It is indeed a historic treat to be here at the University of Bologna – the first university in Europe and the oldest still operating university in the world. I congratulate all of you having the privilege to work and study in this beautiful and historical place.
Since its beginning in 1088, University of Bologna has seen many centuries pass. The perspective from the past is mind-boggling – for example: when the Enlightenment came to Europe, this university was already six hundred years old.
But what University of Bologna embodies – excellence in education and research – is not about history. Education and research is about the future. As we today find ourselves in a situation of financial crisis and uncertainty about our future, it is important to remember that education and research have always been the key to growth and prosperity.
On July 1, Sweden will take on the presidency of the European Union, for the second time since we joined in 1995. Our membership in the EU has brought Sweden and Italy even closer together, and allowed us to intensify our cooperation in many areas.

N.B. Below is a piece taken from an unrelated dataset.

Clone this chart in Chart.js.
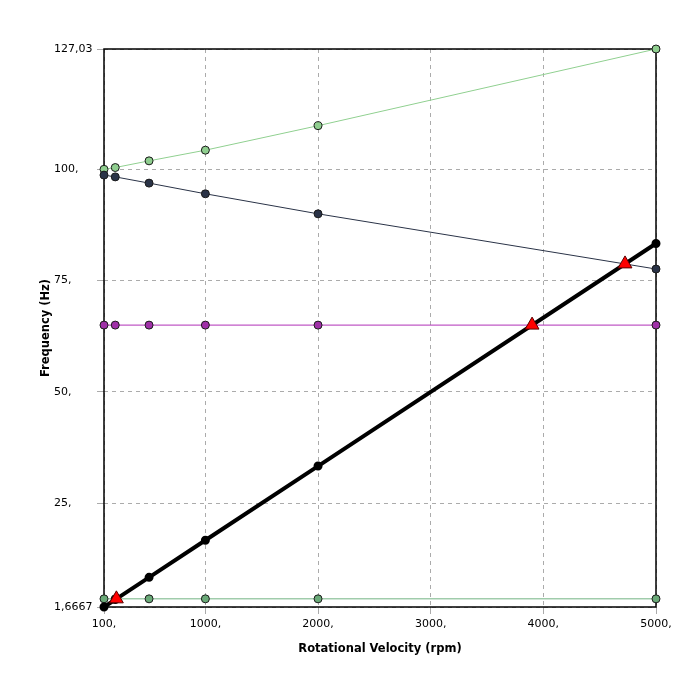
<!DOCTYPE html>
<html lang="en">
<head>
    <meta charset="UTF-8">
    <title>Campbell Diagram</title>
    <script src="https://cdn.jsdelivr.net/npm/chart.js"></script>
    <style>
        html, body { margin: 0; padding: 0; background: #ffffff; }
        .chart-container { width: 700px; height: 700px; }
    </style>
</head>
<body>
    <div class="chart-container">
        <canvas id="campbellChart"></canvas>
    </div>
    <script>
        // rotational velocity (rpm) where modes were solved
        const rpmValues = [100, 200, 500, 1000, 2000, 5000];

        // mode frequencies (Hz)
        const modeUpper = [100.0, 100.4, 101.9, 104.3, 109.8, 127.03];
        const modeBackward = [98.7, 98.3, 96.9, 94.5, 90.0, 77.6];
        const modeFlat = [65.0, 65.0, 65.0, 65.0, 65.0, 65.0];
        const modeLow = [3.5, 3.5, 3.5, 3.5, 3.5, 3.5];
        const excitation1x = [1.6667, 3.3333, 8.3333, 16.667, 33.333, 83.333];

        // critical speed markers
        const criticalRpm = [210, 3900, 4725];
        const criticalHz = [3.5, 65.0, 78.75];

        const xTicks = [100, 1000, 2000, 3000, 4000, 5000];
        const xTickLabels = ['100,', '1000,', '2000,', '3000,', '4000,', '5000,'];
        const yTicks = [1.6667, 25, 50, 75, 100, 127.03];
        const yTickLabels = ['1,6667', '25,', '50,', '75,', '100,', '127,03'];

        const FONT = 'DejaVu Sans';

        function toPoints(xs, ys) {
            return xs.map((x, i) => ({ x: x, y: ys[i] }));
        }

        function lineSet(label, ys, color, fill, order) {
            return {
                label: label,
                data: toPoints(rpmValues, ys),
                showLine: true,
                borderColor: color,
                borderWidth: 1,
                pointRadius: 4,
                pointBackgroundColor: fill,
                pointBorderColor: '#1a1a1a',
                pointBorderWidth: 1,
                clip: false,
                order: order
            };
        }

        // box around plot + rotated y title
        const frame = {
            id: 'frame',
            beforeDatasetsDraw(chart) {
                const a = chart.chartArea;
                const c = chart.ctx;
                c.save();
                c.strokeStyle = '#000000';
                c.lineWidth = 1.5;
                c.strokeRect(a.left, a.top, a.right - a.left, a.bottom - a.top);
                c.restore();
            },
            afterDraw(chart) {
                const a = chart.chartArea;
                const c = chart.ctx;
                c.save();
                c.translate(46, (a.top + a.bottom) / 2);
                c.rotate(-Math.PI / 2);
                c.font = 'bold 11.5px "' + FONT + '"';
                c.fillStyle = '#000000';
                c.textAlign = 'center';
                c.textBaseline = 'middle';
                c.fillText('Frequency (Hz)', 0, 0);
                c.restore();
            }
        };

        const gridOpts = {
            color: '#ababab',
            tickBorderDash: [],
            tickColor: '#ababab',
            tickLength: 7
        };

        const ctx = document.getElementById('campbellChart').getContext('2d');
        const chart = new Chart(ctx, {
            type: 'scatter',
            data: {
                datasets: [
                    {
                        label: 'Critical Speed',
                        data: toPoints(criticalRpm, criticalHz),
                        showLine: false,
                        pointStyle: 'triangle',
                        pointRadius: 8,
                        pointBackgroundColor: '#ff0000',
                        pointBorderColor: '#5a0000',
                        pointBorderWidth: 1,
                        clip: false,
                        order: 0
                    },
                    {
                        label: '1x',
                        data: toPoints(rpmValues, excitation1x),
                        showLine: true,
                        borderColor: '#000000',
                        borderWidth: 4,
                        pointRadius: 2.5,
                        pointBackgroundColor: '#000000',
                        pointBorderColor: '#000000',
                        clip: false,
                        order: 1
                    },
                    lineSet('Mode 1', modeLow, '#72b482', '#6aaa78', 2),
                    lineSet('Mode 2', modeFlat, '#b030b8', '#a030a8', 3),
                    lineSet('Mode 3', modeBackward, '#2a3347', '#2a3347', 4),
                    lineSet('Mode 4', modeUpper, '#90d090', '#8fce8f', 5)
                ]
            },
            options: {
                responsive: true,
                maintainAspectRatio: false,
                animation: false,
                layout: {
                    padding: { left: 54, right: 44, top: 49, bottom: 37 }
                },
                plugins: {
                    legend: { display: false },
                    tooltip: { enabled: false }
                },
                scales: {
                    x: {
                        type: 'linear',
                        min: 100,
                        max: 5000,
                        afterBuildTicks: (scale) => {
                            scale.ticks = xTicks.map(v => ({ value: v }));
                        },
                        afterFit: (scale) => { scale.height = 56; },
                        border: { display: false, dash: [4, 4] },
                        grid: gridOpts,
                        ticks: {
                            padding: 4,
                            color: '#000000',
                            maxRotation: 0,
                            font: { family: FONT, size: 11 },
                            callback: (v) => {
                                const i = xTicks.indexOf(v);
                                return i >= 0 ? xTickLabels[i] : '';
                            }
                        },
                        title: {
                            display: true,
                            text: 'Rotational Velocity (rpm)',
                            color: '#000000',
                            font: { family: FONT, size: 11.5, weight: 'bold' },
                            padding: { top: 0, bottom: 7 }
                        }
                    },
                    y: {
                        type: 'linear',
                        min: 1.6667,
                        max: 127.03,
                        afterBuildTicks: (scale) => {
                            scale.ticks = yTicks.map(v => ({ value: v }));
                        },
                        afterFit: (scale) => { scale.width = 50; },
                        border: { display: false, dash: [4, 4] },
                        grid: gridOpts,
                        ticks: {
                            crossAlign: 'far',
                            padding: 5,
                            color: '#000000',
                            font: { family: FONT, size: 11 },
                            callback: (v) => {
                                const i = yTicks.indexOf(v);
                                return i >= 0 ? yTickLabels[i] : '';
                            }
                        },
                        title: { display: false }
                    }
                }
            },
            plugins: [frame]
        });
    </script>
</body>
</html>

Higher education is one of these areas. Thanks to the Erasmus program over 150 000 European students and 20 000 researchers may do part of their programs or work in another European country. I'd like to take this opportunity to greet the Swedish students here in Bologna.
The last decade and a half has brought profound changes in Europe. Most of these changes have been positive: The fall of the Berlin wall; Western and most countries in Central- and Eastern Europe are now reunited as members of the EU.
Still, today's financial crisis shows us that the future will still bring challenges. To a large degree, we face these challenges together through the European Union.
We have here today two of the most prominent and experienced protagonists of the European Union. It will be very inspiring to listen to the views of former Prime Minister and former President of the Commission, Romano Prodi, and former Prime Minister, Foreign Minister Carl Bildt.
It feels highly satisfying to be here in Bologna and its splendid university, as we today conclude our official state visit to Italy, and it seems fitting to end it with what I am sure will be a most interesting discussion about the future of Europe.